Timing is everything. AIB, the bank in which the State has a 71 per cent shareholding, issued a report on housing supply in Ireland over the weekend with a series of suggested policy prescriptions.
Or rather, it didn’t release the report. Instead, it carefully planted elements of the “unpublished” report in the main Sunday newspapers. There, its contents were treated with all the gravitas of a Government Green Paper. Maybe that’s not so surprising; policy suggestions from a bank which is overwhelmingly in State ownership would be presumed to carry the imprimatur of the Government of the day.
What the AIB report does contain is a cocktail of proposals, many of which hark back to the giddy days of the Celtic Tiger.
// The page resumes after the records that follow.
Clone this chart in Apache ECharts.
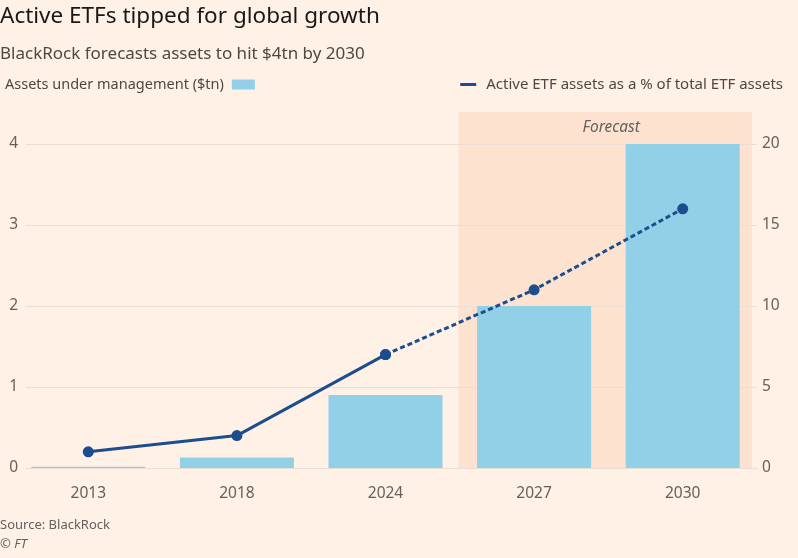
<!DOCTYPE html>
<html>
    <head>
        <meta charset="utf-8" />
        <title>ECharts</title>
        <script src="https://cdn.jsdelivr.net/npm/echarts@6.0.0/dist/echarts.min.js"></script>
        <style>
            body { margin: 0; background: #FFF1E5; }
        </style>
    </head>
    <body>
        <div id="main" style="width: 798px;height: 558px;"></div>
        <script type="text/javascript">
            const years = ['2013', '2018', '2024', '2027', '2030'];
            const assets = [0.015, 0.13, 0.9, 2.0, 4.0];
            const shareActual = [1, 2, 7, null, null];
            const shareForecast = [null, null, 7, 11, 16];
            const forecastFrom = '2027';
            const forecastTo = '2030';

            const BAR_NAME = 'Assets under management ($tn)';
            const LINE_NAME = 'Active ETF assets as a % of total ETF assets';

            const FONT = 'Noto Sans';
            const TEXT = '#66605C';
            const LINE_COLOR = '#1B4D8F';
            const BAR_COLOR = '#91D0E6';

            const myChart = echarts.init(document.getElementById('main'));

            const option = {
                backgroundColor: '#FFF1E5',
                textStyle: { fontFamily: FONT },
                title: [
                    {
                        text: 'Active ETFs tipped for global growth',
                        left: -5, top: 0,
                        textStyle: { fontFamily: FONT, fontSize: 22.5, fontWeight: 'normal', color: '#1A1817' }
                    },
                    {
                        text: 'BlackRock forecasts assets to hit $4tn by 2030',
                        left: -5, top: 41,
                        textStyle: { fontFamily: FONT, fontSize: 17, fontWeight: 'normal', color: '#4D4845' }
                    },
                    {
                        text: 'Source: BlackRock',
                        left: -5, top: 514,
                        textStyle: { fontFamily: FONT, fontSize: 13, fontWeight: 'normal', color: '#66605C' }
                    },
                    {
                        text: '© FT',
                        left: -5, top: 533,
                        textStyle: { fontFamily: FONT, fontSize: 13, fontWeight: 'normal', fontStyle: 'italic', color: '#66605C' }
                    }
                ],
                legend: [
                    {
                        data: [BAR_NAME],
                        left: 0, top: 72,
                        align: 'right',
                        icon: 'rect',
                        itemWidth: 23, itemHeight: 10,
                        textStyle: { fontFamily: FONT, fontSize: 14.5, color: '#4D4845', padding: [0, 3, 0, 0] }
                    },
                    {
                        data: [LINE_NAME],
                        right: 10, top: 72,
                        icon: 'rect',
                        itemWidth: 16, itemHeight: 3,
                        textStyle: { fontFamily: FONT, fontSize: 15, color: '#4D4845', padding: [0, 0, 0, 5] }
                    }
                ],
                grid: [
                    { left: 14, right: 41, top: 144, bottom: 90 },
                    { left: 26, right: 41, top: 144, bottom: 90 },
                    { left: 18, right: 46, top: 112, bottom: 90 }
                ],
                xAxis: [
                    {
                        type: 'category', gridIndex: 0, data: years,
                        axisLine: { show: false },
                        axisTick: { alignWithLabel: true, length: 6, lineStyle: { color: '#C9BFB6' } },
                        axisLabel: { fontFamily: FONT, fontSize: 15.5, color: TEXT, margin: 18 }
                    },
                    {
                        type: 'category', gridIndex: 1, data: years,
                        axisLine: { lineStyle: { color: '#D2C6BB' } },
                        axisTick: { show: false },
                        axisLabel: { show: false }
                    },
                    {
                        type: 'category', gridIndex: 2, data: years, show: false
                    }
                ],
                yAxis: [
                    {
                        type: 'value', gridIndex: 0, min: 0, max: 4, interval: 1, show: false
                    },
                    {
                        type: 'value', gridIndex: 0, position: 'right', min: 0, max: 20, interval: 5,
                        axisLine: { show: false },
                        axisTick: { show: false },
                        splitLine: { show: false },
                        axisLabel: { fontFamily: FONT, fontSize: 15.5, color: TEXT, margin: 5 }
                    },
                    {
                        type: 'value', gridIndex: 1, min: 0, max: 4, interval: 1, z: 1.5,
                        axisLine: { show: false },
                        axisTick: { show: false },
                        splitLine: { lineStyle: { color: '#EBDED3' } },
                        axisLabel: { fontFamily: FONT, fontSize: 15.5, color: TEXT, margin: 8 }
                    },
                    {
                        type: 'value', gridIndex: 2, min: 0, max: 1, show: false
                    }
                ],
                series: [
                    {
                        type: 'bar',
                        xAxisIndex: 2, yAxisIndex: 3,
                        data: [],
                        silent: true,
                        markArea: {
                            silent: true,
                            itemStyle: { color: '#FDE3CF' },
                            label: {
                                show: true,
                                position: 'insideTop',
                                distance: 8,
                                offset: [6, 0],
                                fontFamily: FONT, fontSize: 15.5, fontStyle: 'italic', color: TEXT
                            },
                            data: [[
                                { name: 'Forecast', xAxis: forecastFrom, yAxis: 0 },
                                { xAxis: forecastTo, yAxis: 1 }
                            ]]
                        }
                    },
                    {
                        type: 'bar',
                        name: BAR_NAME,
                        xAxisIndex: 0, yAxisIndex: 0,
                        data: assets,
                        barWidth: 114,
                        itemStyle: { color: BAR_COLOR },
                        z: 2
                    },
                    {
                        type: 'line',
                        name: LINE_NAME,
                        xAxisIndex: 0, yAxisIndex: 1,
                        data: shareActual,
                        symbol: 'circle', symbolSize: 11,
                        itemStyle: { color: LINE_COLOR },
                        lineStyle: { color: LINE_COLOR, width: 3 },
                        z: 3
                    },
                    {
                        type: 'line',
                        name: LINE_NAME,
                        xAxisIndex: 0, yAxisIndex: 1,
                        data: shareForecast,
                        symbol: 'circle', symbolSize: 11,
                        itemStyle: { color: LINE_COLOR },
                        lineStyle: { color: LINE_COLOR, width: 3, type: [5, 3] },
                        z: 3
                    }
                ]
            };
            myChart.setOption(option);
        </script>
    </body>
</html>
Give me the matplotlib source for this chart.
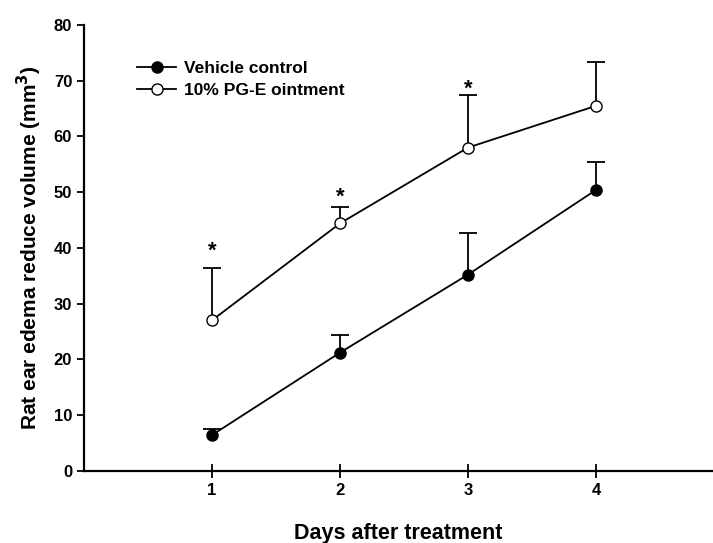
import matplotlib
matplotlib.use('Agg')
import matplotlib.pyplot as plt
from matplotlib.lines import Line2D

plt.rcParams['font.family'] = ['Liberation Sans', 'DejaVu Sans']
plt.rcParams['font.weight'] = 'bold'

days = [1, 2, 3, 4]
vehicle = [6.4, 21.2, 35.2, 50.4]
vehicle_err = [1.1, 3.2, 7.5, 5.0]
pge = [27.0, 44.4, 58.0, 65.5]
pge_err = [9.4, 2.9, 9.4, 7.9]
star_days = [1, 2, 3]
star_y = [39.4, 49.1, 68.4]

fig = plt.figure(figsize=(7.13, 5.43), dpi=100)
ax = fig.add_axes([0.1178, 0.1331, 0.8822, 0.8208])

# upper-only error bars, drawn by hand so there is no lower cap
for vals, errs in [(vehicle, vehicle_err), (pge, pge_err)]:
    tops = [v + e for v, e in zip(vals, errs)]
    ax.vlines(days, vals, tops, color='black', lw=1.3, zorder=2)
    ax.plot(days, tops, '_', color='black', ms=13, mew=1.3, zorder=2)

ax.plot(days, vehicle, '-o', color='black', mfc='black', mec='black', ms=8,
        lw=1.3, zorder=3)
ax.plot(days, pge, '-o', color='black', mfc='white', mec='black', ms=8,
        lw=1.3, zorder=3)

for d, y in zip(star_days, star_y):
    ax.text(d, y, '*', ha='center', va='center', fontsize=16, fontweight='bold')

ax.set_xlim(0, 629 / 128)
ax.set_ylim(0, 80)
ax.set_xticks(days)
ax.set_yticks(range(0, 81, 10))
ax.tick_params(axis='y', direction='out', length=5, width=1.3, labelsize=12)
ax.tick_params(axis='x', direction='inout', length=10, width=1.3, labelsize=12, pad=4)
for s in ['top', 'right']:
    ax.spines[s].set_visible(False)
for s in ['left', 'bottom']:
    ax.spines[s].set_linewidth(1.6)

ax.set_ylabel('Rat ear edema reduce volume (mm$^\\mathbf{3}$)', fontsize=15,
              fontweight='bold', labelpad=7)
ax.set_xlabel('Days after treatment', fontsize=15.5, fontweight='bold', labelpad=18)

handles = [
    Line2D([], [], color='black', lw=1.3, marker='o', ms=8, mfc='black', mec='black'),
    Line2D([], [], color='black', lw=1.3, marker='o', ms=8, mfc='white', mec='black'),
]
ax.legend(handles, ['Vehicle control', '10% PG-E ointment'], loc='upper left',
          bbox_to_anchor=(0.074, 0.935), frameon=False, fontsize=12.5,
          handlelength=2.2, handletextpad=0.5, labelspacing=0.4, borderaxespad=0)

fig.savefig('out.png', dpi=100)
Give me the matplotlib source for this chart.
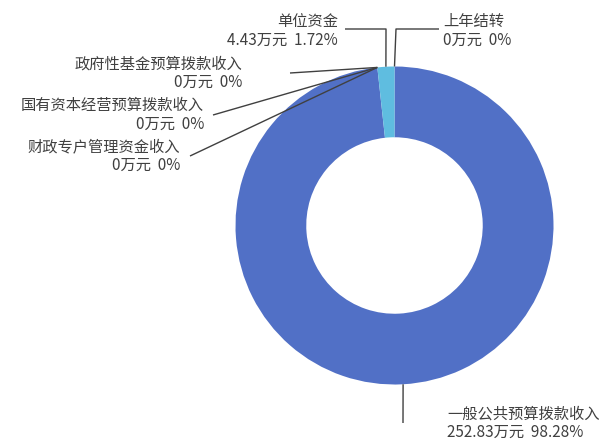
import numpy as np
import matplotlib
matplotlib.use("Agg")
import matplotlib.pyplot as plt

plt.rcParams['font.family'] = ['Noto Sans CJK SC', 'DejaVu Sans']

# 数据
names = ["一般公共预算拨款收入", "财政专户管理资金收入", "国有资本经营预算拨款收入",
         "政府性基金预算拨款收入", "单位资金", "上年结转"]
values = [252.83, 0, 0, 0, 4.43, 0]
pcts = ["98.28%", "0%", "0%", "0%", "1.72%", "0%"]
colors = ["#5170c6", "#5170c6", "#5170c6", "#5170c6", "#5fbde0", "#5fbde0"]

# label layout: text anchor (x, y in px from top), elbow point, alignment
layout = [
    ((447, 423), [(403, 423)], "left"),
    ((180, 156), [(190, 156)], "right"),
    ((204, 115), [(213, 115)], "right"),
    ((242, 73), [(290, 73)], "right"),
    ((338, 31), [(386, 29), (345, 29)], "right"),
    ((443, 31), [(396, 29), (439, 29)], "left"),
]

W, H = 612, 441
fig = plt.figure(figsize=(W / 100, H / 100), dpi=100)
ax = fig.add_axes([0, 0, 1, 1])
cx, cy, R = 394.5, H - 225.5, 159

wedges, _ = ax.pie(values, colors=colors, startangle=90, counterclock=False,
                   radius=R, center=(cx, cy),
                   wedgeprops=dict(width=R * 0.445, linewidth=0))

for i, w in enumerate(wedges):
    mid = np.deg2rad((w.theta1 + w.theta2) / 2)
    px, py = cx + R * np.cos(mid), cy + R * np.sin(mid)
    (tx, ty), elbows, ha = layout[i]
    pts = [(px, py)] + [(ex, H - ey) for ex, ey in elbows]
    xs, ys = zip(*pts)
    ax.plot(xs, ys, color="#404040", lw=1.0, solid_capstyle="butt")
    val = "%g" % values[i]
    ax.text(tx, H - ty, "%s\n%s万元  %s" % (names[i], val, pcts[i]),
            ha=ha, va="center", fontsize=11, color="#404040", linespacing=1.1)

ax.set_xlim(0, W)
ax.set_ylim(0, H)
ax.set_aspect("equal")
ax.axis("off")
fig.savefig("out.png", dpi=100)
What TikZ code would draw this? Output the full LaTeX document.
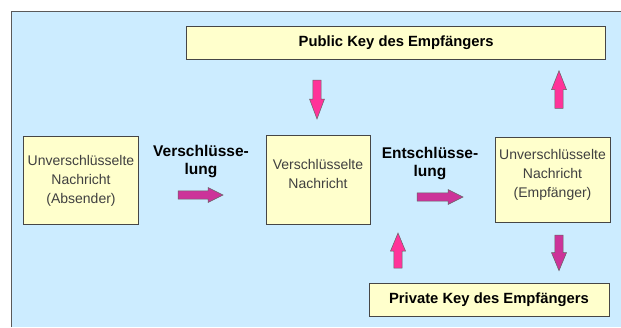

A tax cut for developers by way of lower VAT; lower building standards; equity-release programmes with bridging finance to allow families release some of the value of their homes; tax breaks for landlords; a soft-touch approach to the vacant site levy so as not to upset developers; and a broadening of the help-to-buy scheme.
In isolation, some have merit; in aggregate, the impression is more one of throwing money fairly indiscriminately at a problem. This ignores the several warnings issued from the likes of the ESRI and the Fiscal Advisory Council about the potential for the Irish economy again to overheat and the need for any investment on housing (or anything else) to be balanced by tax increases or spending cuts elsewhere.
Of course, a more active property market offers more prospect for the bank to profit from the sector.
The report notes that the bank has beefed up its team working with developers and is also examining new funding models for the industry. It has also added specialist bodies to its home lending teams.
And that’s not all. It is “reviewing its credit policies” to see how it can provide “enhanced” funding for buy-to-let investors. And it is eyeing up funding options – including currently unavailable bridging finance – to boost the equity-release market.
Maybe, after all, this carefully leaked report was less policy prescription and more a business plan for growing bank profits.